MORE trig help please?

[jordan83]

I need help. I need to establish the following identity.

sin(3theta)/sin(theta) - cos(3theta)/cos(theta) + cos(alpha + beta)/ cos(alpha)cos(beta) = 3 - tan(alpha)tan(beta)

Any help would be great I know there are alot of steps but I get lost everytime.

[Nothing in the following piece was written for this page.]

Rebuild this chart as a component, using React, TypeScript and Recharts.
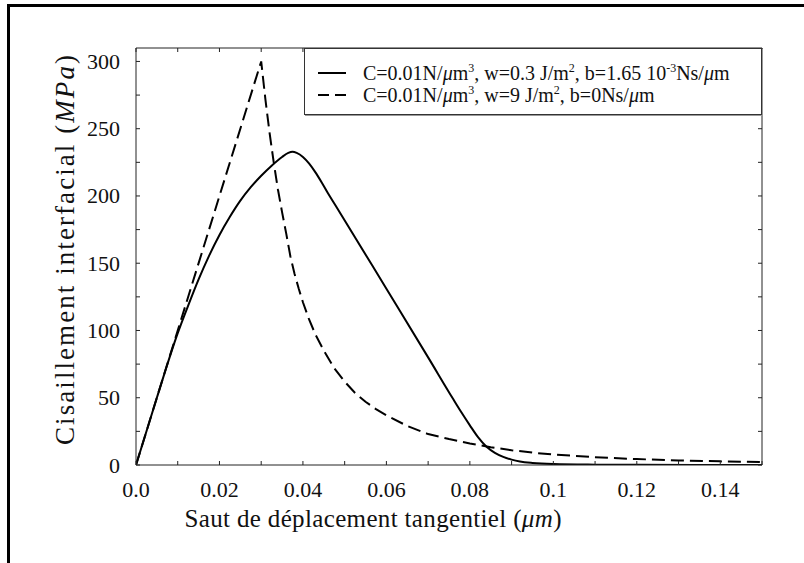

I usually get the first part down to sin(theta)cos2(theta) + sin2(theta)cos(theta) / sin(theta) - cos(theta)cos2(theta) - sin(theta)sin2(theta) / cos(theta) the third part of the problem is pretty easy and i can get it down to 1-tan(alpha)tan(beta).

 

[soroban]

Hello, jordan83!

You'll need all your identities for this one . . .

\(\displaystyle \frac{\sin(3\theta)}{\sin(\theta)}\,-\,\frac{\cos(3\theta)}{\cos(\theta)}\,+\,\frac{\cos(A + B)}{\cos(A)\cos(B)}\;=\;3\,-\,\tan(A)\tan(B)\)

Let's work with the first two fractions:

\(\displaystyle \frac{\sin(3\theta)}{\sin(\theta)}\,-\,\frac{\cos(3\theta)}{\cos(\theta)}\;=\;\frac{\sin(3\theta)\cos(\theta)\,-\,\sin(\theta)\cos(3\theta)}{\sin(\theta)\cos(\theta)}\;=\;\frac{\sin(3\theta-\theta)}{\sin(\theta)\cos(\theta)}\)

. . . \(\displaystyle =\;\frac{\sin(2\theta)}{\sin(\theta)\cos(\theta)}\;=\;\frac{2\cdot\sin(\theta)\cos(\theta)}{\sin(\theta)\cos(\theta)} \;= \;2\) . . . . . wow!


The second fraction is:
. . \(\displaystyle \frac{\cos(A)\cos(B)\,-\,\sin(A)\sin(B)}{\cos(A)\cos(B)} \;=\;\frac{\cos(A)\cos(B)}{\cos(A)\cos(B)}\,-\,\frac{\sin(A)\sin(B)}{\cos(A)\cos(B)}\;=\;1\,-\,\tan(A)\tan(B)\)


Therefore, the left side is: .\(\displaystyle 2\,+\,1\,-\,\tan(A)\tan(B)\;=\;3\,-\,\tan(A)\tan(B)\) . . . . There!

 

[jordan83]

Thank you so much!! You are a genius.